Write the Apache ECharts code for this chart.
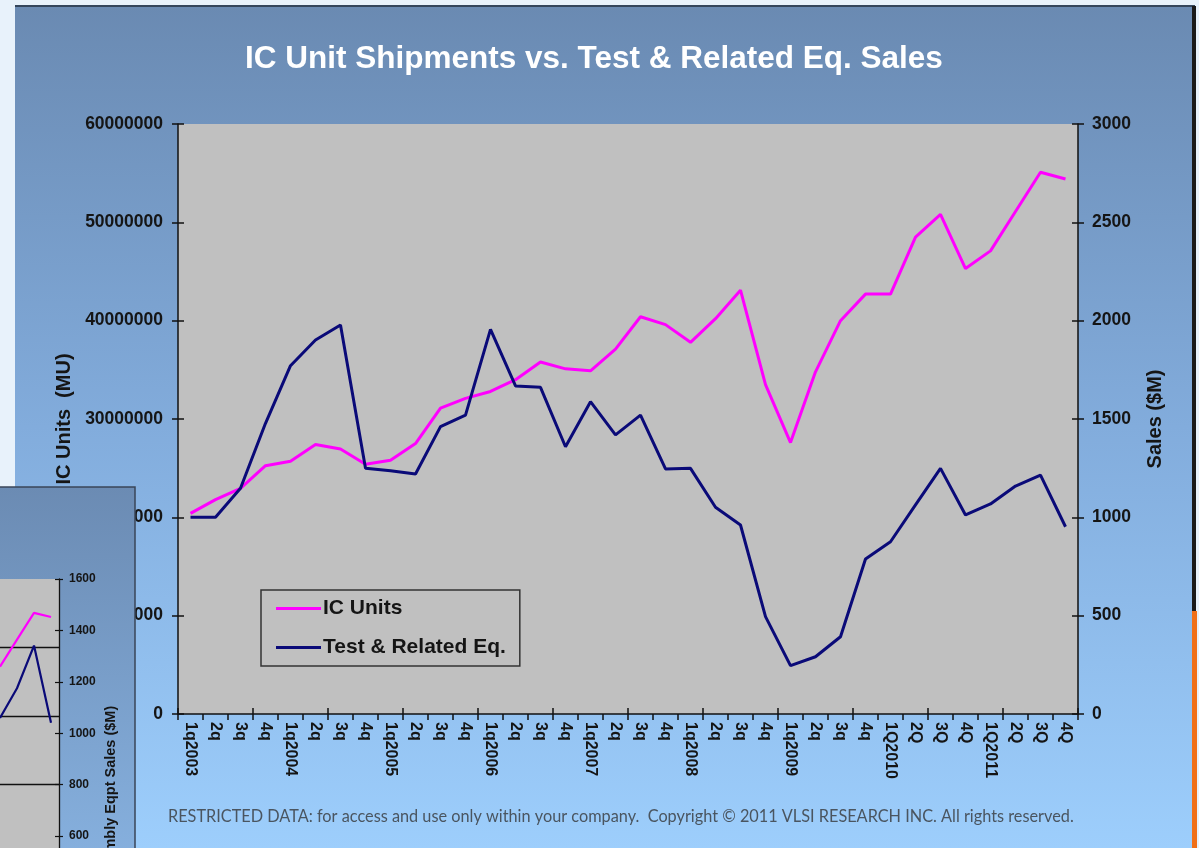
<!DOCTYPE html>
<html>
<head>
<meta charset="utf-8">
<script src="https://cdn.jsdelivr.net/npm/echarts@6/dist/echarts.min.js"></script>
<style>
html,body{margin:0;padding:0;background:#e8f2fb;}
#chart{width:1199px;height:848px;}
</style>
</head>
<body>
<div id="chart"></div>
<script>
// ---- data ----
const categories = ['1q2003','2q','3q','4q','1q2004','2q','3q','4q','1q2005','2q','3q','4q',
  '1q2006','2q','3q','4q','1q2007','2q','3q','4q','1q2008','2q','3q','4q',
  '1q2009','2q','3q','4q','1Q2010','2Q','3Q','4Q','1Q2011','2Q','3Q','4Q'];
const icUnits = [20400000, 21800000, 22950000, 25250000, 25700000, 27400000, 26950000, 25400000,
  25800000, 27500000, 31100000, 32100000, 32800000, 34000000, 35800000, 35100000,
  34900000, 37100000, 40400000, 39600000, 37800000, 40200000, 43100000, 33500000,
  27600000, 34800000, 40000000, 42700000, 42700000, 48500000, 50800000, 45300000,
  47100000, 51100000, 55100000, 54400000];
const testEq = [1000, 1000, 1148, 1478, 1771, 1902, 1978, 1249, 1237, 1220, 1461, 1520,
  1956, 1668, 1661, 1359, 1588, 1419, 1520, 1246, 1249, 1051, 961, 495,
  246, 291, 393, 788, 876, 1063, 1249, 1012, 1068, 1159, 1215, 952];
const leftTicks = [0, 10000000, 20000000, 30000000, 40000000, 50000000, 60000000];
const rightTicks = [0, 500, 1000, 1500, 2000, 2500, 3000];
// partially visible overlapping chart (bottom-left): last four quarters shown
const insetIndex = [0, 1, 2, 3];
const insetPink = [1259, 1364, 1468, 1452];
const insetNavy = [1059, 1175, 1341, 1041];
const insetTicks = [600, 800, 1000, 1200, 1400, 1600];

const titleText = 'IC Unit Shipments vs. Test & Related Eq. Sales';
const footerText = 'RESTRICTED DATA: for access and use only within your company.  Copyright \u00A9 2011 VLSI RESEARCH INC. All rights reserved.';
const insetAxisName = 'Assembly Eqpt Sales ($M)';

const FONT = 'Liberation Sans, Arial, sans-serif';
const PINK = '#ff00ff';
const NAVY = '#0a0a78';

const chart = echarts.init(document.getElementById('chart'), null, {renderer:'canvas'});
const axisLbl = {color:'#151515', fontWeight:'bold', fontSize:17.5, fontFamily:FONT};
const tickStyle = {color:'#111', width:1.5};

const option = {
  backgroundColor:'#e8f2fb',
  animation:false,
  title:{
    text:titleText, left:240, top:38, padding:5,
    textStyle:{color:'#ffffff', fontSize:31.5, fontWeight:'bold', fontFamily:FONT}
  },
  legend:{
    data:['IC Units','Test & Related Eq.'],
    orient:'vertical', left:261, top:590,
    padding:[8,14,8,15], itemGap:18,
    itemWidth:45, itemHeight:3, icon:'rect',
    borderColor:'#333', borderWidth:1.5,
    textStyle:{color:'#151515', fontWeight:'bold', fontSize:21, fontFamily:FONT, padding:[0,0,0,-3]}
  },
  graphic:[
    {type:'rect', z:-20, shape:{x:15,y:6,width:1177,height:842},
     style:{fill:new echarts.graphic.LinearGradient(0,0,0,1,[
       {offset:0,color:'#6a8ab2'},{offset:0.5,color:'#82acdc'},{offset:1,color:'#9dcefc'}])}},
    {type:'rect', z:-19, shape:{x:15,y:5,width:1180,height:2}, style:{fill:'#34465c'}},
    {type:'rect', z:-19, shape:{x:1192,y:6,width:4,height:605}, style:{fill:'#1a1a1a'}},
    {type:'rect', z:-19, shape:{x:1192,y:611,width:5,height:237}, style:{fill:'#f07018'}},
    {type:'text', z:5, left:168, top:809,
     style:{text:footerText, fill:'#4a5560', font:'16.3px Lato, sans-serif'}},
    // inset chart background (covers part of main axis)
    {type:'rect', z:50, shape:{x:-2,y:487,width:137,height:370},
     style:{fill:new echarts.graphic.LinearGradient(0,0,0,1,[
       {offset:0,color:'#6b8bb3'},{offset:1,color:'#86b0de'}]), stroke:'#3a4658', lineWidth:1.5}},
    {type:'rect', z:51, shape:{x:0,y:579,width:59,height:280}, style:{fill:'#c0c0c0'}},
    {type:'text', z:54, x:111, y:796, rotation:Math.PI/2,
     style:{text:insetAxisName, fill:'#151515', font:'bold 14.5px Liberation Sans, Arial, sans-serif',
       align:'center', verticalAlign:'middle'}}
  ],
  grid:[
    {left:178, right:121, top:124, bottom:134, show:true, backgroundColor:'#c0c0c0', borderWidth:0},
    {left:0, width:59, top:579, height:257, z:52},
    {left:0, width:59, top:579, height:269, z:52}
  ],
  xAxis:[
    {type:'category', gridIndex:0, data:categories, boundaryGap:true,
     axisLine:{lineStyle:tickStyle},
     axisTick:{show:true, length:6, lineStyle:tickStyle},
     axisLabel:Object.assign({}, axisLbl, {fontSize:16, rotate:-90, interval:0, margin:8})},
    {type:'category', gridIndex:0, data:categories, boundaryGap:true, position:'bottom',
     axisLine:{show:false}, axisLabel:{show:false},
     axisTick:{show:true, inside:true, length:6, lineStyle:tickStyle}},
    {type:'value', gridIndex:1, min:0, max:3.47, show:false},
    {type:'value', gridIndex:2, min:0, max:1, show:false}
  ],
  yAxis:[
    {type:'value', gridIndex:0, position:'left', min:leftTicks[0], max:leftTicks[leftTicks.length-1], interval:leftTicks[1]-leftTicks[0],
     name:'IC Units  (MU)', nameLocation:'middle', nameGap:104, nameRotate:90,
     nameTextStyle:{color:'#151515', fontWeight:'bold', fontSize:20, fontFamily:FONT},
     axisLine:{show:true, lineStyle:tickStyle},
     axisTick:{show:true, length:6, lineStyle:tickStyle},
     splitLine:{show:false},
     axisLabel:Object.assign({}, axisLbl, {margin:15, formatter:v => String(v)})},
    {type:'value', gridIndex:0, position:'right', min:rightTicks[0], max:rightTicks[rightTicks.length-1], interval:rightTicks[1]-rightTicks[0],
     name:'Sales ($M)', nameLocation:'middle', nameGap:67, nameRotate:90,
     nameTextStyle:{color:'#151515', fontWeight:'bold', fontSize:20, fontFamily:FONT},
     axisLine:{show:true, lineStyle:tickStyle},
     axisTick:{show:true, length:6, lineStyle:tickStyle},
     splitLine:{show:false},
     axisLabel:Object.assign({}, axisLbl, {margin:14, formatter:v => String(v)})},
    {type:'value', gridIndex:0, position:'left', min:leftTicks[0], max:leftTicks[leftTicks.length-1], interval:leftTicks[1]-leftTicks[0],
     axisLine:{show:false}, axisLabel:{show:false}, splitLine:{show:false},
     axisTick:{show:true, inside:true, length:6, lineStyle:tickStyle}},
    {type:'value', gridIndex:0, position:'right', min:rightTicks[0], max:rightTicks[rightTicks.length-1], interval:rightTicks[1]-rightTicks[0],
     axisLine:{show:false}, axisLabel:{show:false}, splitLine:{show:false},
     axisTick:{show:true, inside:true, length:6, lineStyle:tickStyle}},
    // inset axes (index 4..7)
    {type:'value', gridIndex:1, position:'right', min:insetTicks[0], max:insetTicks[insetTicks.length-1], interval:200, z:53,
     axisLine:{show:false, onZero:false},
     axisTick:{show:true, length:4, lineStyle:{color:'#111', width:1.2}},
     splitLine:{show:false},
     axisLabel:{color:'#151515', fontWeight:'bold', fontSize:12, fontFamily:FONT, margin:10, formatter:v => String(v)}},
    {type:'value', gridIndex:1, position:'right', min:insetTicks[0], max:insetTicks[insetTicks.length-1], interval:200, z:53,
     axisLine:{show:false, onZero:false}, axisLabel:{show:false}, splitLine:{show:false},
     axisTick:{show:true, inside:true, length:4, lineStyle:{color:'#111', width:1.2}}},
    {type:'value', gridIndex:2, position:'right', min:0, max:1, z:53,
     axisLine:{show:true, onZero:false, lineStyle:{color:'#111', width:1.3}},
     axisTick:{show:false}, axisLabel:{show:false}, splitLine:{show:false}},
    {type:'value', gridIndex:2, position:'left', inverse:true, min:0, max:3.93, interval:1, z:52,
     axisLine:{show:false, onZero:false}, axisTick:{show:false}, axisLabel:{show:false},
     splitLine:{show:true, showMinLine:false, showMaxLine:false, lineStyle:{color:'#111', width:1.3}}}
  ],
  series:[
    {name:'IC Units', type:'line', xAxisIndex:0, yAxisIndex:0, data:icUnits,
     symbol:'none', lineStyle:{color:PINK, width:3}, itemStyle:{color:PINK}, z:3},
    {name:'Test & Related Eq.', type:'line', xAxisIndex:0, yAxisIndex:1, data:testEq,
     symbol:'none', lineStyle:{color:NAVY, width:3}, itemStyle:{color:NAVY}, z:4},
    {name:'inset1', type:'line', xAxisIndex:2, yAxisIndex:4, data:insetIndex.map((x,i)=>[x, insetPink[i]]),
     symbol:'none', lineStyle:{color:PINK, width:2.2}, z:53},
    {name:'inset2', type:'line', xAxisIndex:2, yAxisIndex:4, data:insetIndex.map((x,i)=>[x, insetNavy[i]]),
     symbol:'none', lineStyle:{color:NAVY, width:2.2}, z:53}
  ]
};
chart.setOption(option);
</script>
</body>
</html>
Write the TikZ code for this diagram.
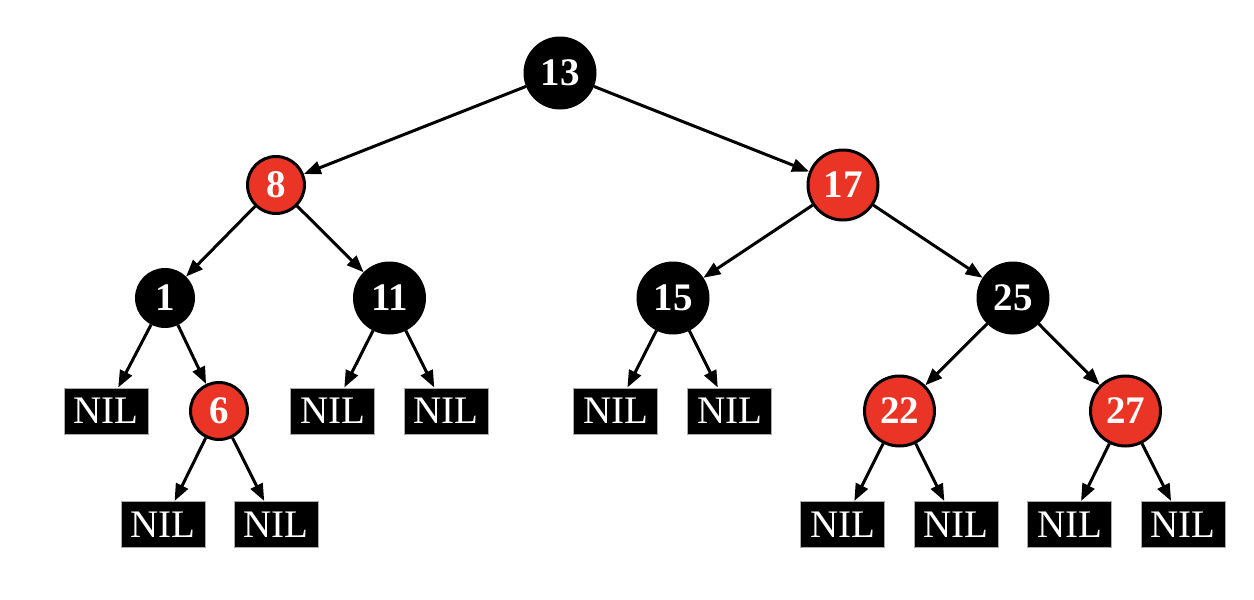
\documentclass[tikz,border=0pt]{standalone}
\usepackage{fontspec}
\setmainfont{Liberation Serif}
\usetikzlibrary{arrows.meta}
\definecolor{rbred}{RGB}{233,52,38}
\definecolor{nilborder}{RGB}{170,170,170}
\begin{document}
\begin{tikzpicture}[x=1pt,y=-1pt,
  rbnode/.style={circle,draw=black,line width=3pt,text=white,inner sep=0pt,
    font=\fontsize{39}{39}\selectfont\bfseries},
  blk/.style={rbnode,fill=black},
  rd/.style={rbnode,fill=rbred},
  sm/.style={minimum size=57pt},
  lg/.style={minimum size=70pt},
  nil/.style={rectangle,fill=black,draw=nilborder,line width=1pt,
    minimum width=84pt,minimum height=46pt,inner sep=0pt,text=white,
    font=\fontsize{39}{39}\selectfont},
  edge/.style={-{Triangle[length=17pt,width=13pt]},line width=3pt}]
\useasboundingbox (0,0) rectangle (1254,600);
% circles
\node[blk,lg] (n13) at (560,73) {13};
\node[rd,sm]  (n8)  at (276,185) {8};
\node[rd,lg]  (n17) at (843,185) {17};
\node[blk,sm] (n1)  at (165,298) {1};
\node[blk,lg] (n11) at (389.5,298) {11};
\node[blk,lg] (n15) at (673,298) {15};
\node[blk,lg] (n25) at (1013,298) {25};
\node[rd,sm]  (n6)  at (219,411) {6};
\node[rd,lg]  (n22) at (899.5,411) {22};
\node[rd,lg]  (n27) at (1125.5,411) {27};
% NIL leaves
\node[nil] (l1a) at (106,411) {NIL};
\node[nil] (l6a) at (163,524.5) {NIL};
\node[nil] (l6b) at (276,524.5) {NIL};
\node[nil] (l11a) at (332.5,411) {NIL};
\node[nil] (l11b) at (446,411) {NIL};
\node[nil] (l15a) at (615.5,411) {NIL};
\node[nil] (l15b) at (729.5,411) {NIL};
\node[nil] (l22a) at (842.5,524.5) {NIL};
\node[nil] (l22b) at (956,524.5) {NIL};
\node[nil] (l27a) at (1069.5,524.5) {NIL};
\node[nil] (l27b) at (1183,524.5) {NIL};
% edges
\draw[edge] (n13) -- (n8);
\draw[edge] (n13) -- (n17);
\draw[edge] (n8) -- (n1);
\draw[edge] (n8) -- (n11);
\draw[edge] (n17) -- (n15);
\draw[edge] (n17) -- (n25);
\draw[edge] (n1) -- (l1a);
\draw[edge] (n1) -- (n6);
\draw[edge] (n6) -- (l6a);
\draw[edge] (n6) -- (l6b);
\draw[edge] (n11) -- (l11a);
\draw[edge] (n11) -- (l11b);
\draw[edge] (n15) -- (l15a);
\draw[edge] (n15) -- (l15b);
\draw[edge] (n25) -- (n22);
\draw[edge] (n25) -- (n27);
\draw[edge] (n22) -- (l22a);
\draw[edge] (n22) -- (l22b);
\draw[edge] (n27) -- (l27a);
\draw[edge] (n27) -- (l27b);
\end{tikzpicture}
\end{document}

- - -

● **GOAL**
Find the string "Write" in the listing and return every line that holds it.

● **THE RESPONSE**
Write the Apache ECharts code for this chart.
Write the TikZ code for this diagram.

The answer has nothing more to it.